Can I run C4C and V2 side by side during migration?
Yes, and we recommend it. A parallel operation period lets you validate V2 configuration, train users on the new system, and compare data quality before cutting over. Most of our migrations run both systems for 4-8 weeks. The overhead is manageable since both systems can connect to the same S/4HANA backend for master data.
What happens to my C4C customisations in V2?

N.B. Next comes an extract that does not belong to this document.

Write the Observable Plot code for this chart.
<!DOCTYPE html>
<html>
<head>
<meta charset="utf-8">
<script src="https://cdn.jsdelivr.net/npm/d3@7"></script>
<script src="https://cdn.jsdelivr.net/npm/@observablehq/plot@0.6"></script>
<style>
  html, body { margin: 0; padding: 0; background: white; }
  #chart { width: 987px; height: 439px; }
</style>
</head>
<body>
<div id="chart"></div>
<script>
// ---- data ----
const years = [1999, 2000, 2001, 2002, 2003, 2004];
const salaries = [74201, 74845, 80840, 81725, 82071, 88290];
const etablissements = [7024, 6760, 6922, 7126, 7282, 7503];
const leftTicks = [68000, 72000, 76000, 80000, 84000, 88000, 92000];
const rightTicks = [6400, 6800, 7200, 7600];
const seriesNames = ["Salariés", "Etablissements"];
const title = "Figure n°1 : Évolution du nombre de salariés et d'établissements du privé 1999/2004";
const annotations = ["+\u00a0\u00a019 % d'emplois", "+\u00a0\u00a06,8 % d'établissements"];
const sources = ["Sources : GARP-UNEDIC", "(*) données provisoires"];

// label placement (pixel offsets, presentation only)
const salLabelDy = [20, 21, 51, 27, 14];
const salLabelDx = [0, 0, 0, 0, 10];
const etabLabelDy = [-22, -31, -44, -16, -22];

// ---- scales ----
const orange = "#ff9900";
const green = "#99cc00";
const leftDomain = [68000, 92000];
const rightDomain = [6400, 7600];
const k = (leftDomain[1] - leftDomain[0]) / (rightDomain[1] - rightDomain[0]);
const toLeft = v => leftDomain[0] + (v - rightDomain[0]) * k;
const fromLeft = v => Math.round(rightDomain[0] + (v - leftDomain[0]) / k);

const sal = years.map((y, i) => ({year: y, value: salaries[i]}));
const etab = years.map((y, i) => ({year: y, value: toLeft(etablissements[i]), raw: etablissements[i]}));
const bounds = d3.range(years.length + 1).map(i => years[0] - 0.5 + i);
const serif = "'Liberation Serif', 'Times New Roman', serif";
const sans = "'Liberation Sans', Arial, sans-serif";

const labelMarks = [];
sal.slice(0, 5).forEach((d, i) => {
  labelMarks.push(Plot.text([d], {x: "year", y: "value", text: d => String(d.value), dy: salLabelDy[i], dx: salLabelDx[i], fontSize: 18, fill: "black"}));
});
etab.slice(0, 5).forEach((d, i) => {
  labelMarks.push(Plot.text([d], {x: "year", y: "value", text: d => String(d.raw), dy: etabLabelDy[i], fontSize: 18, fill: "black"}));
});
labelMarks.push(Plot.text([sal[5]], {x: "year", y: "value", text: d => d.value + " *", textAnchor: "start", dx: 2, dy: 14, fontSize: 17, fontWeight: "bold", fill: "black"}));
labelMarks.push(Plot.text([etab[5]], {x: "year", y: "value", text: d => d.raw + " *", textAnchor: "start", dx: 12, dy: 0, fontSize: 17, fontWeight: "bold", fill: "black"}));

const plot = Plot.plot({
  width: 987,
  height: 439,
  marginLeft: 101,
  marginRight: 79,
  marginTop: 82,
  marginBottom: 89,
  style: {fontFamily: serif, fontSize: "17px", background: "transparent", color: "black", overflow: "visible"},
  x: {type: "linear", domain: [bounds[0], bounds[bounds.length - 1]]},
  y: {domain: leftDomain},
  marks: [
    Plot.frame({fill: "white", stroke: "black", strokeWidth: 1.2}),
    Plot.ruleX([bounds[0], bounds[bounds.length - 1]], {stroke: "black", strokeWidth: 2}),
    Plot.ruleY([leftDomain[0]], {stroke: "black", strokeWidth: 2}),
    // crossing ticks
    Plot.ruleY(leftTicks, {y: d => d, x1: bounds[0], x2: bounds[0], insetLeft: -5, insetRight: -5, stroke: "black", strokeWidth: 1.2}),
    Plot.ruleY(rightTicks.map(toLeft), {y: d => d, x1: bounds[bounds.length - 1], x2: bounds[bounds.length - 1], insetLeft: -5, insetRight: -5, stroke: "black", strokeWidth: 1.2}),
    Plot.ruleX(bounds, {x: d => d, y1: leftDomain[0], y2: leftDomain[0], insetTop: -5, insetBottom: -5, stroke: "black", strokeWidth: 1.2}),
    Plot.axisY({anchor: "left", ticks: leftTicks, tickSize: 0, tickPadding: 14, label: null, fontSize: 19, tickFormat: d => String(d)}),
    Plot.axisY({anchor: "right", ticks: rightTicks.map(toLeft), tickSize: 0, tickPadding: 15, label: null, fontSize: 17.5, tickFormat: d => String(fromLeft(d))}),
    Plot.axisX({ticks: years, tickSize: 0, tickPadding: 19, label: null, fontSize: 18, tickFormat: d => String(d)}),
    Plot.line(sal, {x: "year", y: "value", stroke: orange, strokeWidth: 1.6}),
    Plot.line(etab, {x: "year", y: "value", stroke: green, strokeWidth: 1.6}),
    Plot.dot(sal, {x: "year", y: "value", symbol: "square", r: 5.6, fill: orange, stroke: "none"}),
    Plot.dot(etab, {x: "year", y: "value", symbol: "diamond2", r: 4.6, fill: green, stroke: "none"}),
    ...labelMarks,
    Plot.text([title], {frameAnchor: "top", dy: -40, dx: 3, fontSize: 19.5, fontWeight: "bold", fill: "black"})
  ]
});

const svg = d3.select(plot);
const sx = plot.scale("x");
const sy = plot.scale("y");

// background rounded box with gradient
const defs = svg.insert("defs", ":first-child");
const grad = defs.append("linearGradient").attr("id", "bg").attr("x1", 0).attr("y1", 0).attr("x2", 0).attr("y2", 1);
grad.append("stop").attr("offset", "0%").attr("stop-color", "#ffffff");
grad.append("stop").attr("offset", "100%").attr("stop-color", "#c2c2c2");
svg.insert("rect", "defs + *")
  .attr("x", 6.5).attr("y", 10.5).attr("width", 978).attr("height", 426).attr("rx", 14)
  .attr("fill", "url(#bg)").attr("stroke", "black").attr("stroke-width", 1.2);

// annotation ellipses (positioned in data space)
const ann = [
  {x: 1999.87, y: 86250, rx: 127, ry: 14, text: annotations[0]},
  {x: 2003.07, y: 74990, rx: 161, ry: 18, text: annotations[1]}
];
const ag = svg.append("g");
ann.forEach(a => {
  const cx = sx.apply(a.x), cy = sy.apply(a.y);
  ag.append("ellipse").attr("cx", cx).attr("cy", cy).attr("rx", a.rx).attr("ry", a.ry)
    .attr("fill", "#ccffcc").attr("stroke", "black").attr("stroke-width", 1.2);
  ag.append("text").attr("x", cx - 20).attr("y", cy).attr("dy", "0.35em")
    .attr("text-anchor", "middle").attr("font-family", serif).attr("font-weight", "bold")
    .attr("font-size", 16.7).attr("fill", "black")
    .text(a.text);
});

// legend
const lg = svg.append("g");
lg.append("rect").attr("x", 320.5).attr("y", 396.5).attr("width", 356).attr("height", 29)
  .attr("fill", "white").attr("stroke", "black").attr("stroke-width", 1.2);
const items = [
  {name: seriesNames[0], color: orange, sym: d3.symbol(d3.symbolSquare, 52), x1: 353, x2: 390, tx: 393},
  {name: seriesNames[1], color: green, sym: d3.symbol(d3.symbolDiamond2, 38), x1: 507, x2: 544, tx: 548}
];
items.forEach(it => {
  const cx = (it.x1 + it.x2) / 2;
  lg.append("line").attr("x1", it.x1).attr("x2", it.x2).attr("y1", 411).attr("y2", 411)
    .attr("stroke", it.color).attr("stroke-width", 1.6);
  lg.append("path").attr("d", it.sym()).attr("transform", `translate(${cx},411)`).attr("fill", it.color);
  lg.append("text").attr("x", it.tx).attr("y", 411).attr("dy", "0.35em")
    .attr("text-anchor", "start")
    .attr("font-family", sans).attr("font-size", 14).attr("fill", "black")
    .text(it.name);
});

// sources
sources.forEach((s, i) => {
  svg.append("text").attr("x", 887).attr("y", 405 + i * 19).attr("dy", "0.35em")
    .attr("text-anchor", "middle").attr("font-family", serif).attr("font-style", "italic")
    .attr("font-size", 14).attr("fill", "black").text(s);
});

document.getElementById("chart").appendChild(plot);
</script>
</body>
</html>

They don’t transfer directly. V2 is a different codebase. SDK extensions, custom mashups, and workflow rules need rebuilding using V2’s architecture (BTP side-by-side extensions, V2 APIs, built-in configuration tools). The good news: many C4C customisations were workarounds for platform limitations that V2 handles natively through configuration. So the rebuild is often simpler than people expect.
How much does migration cost?
Depends on complexity: number of custom objects, integrations, data volume, user count. A focused migration (core CRM, one integration, clean data) typically costs 30-50% of the original C4C implementation. Complex setups with multiple integrations and extensive customisation cost more. The investment is justified by V2’s lower maintenance costs, better user adoption, and access to AI features that C4C will never get.
What’s the difference between C4C, C/4HANA, and SAP CX?
Fair enough question. These names reflect SAP’s CRM branding evolution. C4C (Cloud for Customer) was the product. C/4HANA was the 2018 suite name that grouped C4C with Commerce Cloud, Marketing Cloud, and Customer Data solutions. SAP CX (Customer Experience) is the current umbrella brand for all customer-facing SAP cloud products, including Sales Cloud V2, Service Cloud V2, Commerce Cloud, Emarsys, CDP, and CIAM. Even people inside SAP get these mixed up, so don’t feel bad.